Republican officials remain buffered from the consequences of their rhetoric. They continue to at least wink at, if not openly encourage, violence and lawlessnes, and they don’t have to answer for it. I believe all Democrats running for office this year were pushed to publicly state they don’t condone violent protests, but Republicans get a pass from news media and the general public at intimidation and threats of public officials.

If Republicans are facing consequences, it’s within their own ranks.

State party chairs are tearing into their governors. Elected officials are knifing one another in the back. Failed candidates are seizing on Trump’s rhetoric to claim they were also victims of voter fraud in at least a half dozen states.
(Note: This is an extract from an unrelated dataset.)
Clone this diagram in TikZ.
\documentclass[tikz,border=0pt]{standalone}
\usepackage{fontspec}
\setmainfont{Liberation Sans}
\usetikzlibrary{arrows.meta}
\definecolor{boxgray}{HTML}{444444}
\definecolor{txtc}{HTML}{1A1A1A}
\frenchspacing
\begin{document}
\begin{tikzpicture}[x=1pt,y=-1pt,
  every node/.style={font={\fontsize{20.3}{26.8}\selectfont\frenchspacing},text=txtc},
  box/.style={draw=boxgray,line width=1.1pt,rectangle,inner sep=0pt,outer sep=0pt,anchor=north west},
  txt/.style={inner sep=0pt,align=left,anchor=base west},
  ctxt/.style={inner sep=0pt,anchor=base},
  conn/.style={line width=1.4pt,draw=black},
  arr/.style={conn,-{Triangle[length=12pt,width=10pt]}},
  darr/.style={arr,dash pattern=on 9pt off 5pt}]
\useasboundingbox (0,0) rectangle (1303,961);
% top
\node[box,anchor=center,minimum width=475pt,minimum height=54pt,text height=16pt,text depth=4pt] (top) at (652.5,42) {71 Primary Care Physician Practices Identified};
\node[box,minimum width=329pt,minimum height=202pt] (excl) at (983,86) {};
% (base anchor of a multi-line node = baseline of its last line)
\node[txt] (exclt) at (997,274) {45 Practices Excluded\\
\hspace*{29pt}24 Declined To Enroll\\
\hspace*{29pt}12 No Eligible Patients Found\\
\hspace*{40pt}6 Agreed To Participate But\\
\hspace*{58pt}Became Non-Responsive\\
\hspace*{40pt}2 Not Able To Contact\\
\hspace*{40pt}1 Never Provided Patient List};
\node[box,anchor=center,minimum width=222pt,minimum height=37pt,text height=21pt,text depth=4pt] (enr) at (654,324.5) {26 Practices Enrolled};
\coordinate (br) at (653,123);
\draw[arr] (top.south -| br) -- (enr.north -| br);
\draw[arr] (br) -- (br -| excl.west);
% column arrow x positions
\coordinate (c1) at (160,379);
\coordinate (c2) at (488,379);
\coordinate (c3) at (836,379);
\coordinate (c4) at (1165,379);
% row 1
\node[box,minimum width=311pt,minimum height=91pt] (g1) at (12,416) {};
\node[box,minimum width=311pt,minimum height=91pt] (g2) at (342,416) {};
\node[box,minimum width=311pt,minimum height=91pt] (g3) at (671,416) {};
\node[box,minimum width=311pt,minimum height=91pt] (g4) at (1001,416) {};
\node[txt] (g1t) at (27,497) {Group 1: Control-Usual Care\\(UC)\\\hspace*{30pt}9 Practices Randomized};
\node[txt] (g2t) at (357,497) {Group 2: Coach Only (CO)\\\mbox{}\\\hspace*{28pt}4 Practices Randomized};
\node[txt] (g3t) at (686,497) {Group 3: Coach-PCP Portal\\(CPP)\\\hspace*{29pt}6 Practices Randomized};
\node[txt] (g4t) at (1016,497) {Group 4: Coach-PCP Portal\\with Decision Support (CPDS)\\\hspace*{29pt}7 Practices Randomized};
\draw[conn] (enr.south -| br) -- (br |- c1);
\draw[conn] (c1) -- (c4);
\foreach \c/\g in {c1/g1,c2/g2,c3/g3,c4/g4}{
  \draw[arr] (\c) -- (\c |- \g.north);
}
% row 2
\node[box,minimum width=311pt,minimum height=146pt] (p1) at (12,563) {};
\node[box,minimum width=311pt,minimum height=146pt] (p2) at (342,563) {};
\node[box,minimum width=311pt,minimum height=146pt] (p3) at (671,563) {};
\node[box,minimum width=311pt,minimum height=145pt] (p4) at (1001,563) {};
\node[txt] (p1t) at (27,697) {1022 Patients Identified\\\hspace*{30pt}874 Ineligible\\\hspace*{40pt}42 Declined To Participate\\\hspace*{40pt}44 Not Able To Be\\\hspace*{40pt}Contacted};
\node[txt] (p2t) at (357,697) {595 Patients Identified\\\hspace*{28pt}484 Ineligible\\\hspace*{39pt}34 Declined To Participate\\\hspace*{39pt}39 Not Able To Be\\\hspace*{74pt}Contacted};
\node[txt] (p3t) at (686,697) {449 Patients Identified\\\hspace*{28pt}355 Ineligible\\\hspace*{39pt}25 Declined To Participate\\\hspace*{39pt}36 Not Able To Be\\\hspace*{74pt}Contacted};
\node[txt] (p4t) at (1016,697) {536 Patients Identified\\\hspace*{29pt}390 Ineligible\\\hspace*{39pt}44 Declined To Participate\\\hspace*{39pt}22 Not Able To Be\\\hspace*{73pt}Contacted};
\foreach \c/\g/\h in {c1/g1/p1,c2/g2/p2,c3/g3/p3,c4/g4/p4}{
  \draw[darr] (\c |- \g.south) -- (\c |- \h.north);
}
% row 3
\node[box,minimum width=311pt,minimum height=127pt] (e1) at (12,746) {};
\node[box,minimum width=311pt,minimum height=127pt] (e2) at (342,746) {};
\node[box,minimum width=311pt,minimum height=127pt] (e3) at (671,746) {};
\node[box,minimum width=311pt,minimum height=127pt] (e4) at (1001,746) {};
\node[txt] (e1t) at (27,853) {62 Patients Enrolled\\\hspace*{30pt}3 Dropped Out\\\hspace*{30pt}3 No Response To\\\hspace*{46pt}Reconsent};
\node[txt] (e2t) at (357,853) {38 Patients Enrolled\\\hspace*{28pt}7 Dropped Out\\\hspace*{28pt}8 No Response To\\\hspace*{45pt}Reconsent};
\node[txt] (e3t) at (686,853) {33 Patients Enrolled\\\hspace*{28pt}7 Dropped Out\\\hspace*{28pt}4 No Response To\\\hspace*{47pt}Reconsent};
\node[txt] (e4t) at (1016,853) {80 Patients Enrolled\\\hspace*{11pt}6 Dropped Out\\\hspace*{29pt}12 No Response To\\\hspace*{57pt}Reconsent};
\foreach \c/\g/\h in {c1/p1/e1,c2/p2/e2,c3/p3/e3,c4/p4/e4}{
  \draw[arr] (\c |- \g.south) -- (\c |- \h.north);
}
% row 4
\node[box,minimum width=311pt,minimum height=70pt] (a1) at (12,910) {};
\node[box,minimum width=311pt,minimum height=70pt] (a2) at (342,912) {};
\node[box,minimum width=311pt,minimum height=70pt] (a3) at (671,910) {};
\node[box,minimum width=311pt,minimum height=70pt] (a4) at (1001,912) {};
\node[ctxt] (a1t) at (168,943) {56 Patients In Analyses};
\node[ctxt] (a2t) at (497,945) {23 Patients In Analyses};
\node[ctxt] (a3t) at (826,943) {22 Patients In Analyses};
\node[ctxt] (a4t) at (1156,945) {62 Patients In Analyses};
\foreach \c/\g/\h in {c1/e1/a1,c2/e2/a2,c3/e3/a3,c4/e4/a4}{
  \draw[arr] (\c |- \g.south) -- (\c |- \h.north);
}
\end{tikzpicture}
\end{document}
If Trump’s attempts at overturning the election — which are ongoing, I should note — had succeeded, there would never be another normal election in this country again. However, it’s also the case that Lou Dobbs and Stephen Miller had a screaming fit at each other, which is worth something, I suppose.

But when’s it going to stop? Members of the Trump Administration are still dragging their feet at cooperating with the transition. Congressional Republican leadership is still refusing to acknowledge that Biden won the election. The election was five weeks ago. News outlets called it a month ago.

All kinds of excuses have been made for the GOP’s spineless deferral to Trump’s attempts at a coup. We’re all supposed to give them time to adjust. And for some reason only Democrats are ever held accountable for the bad actions of their supporters; that’s been true for a long time. But the Republicans are playing with fire, and we are not at all out of danger yet. We won’t be for a while.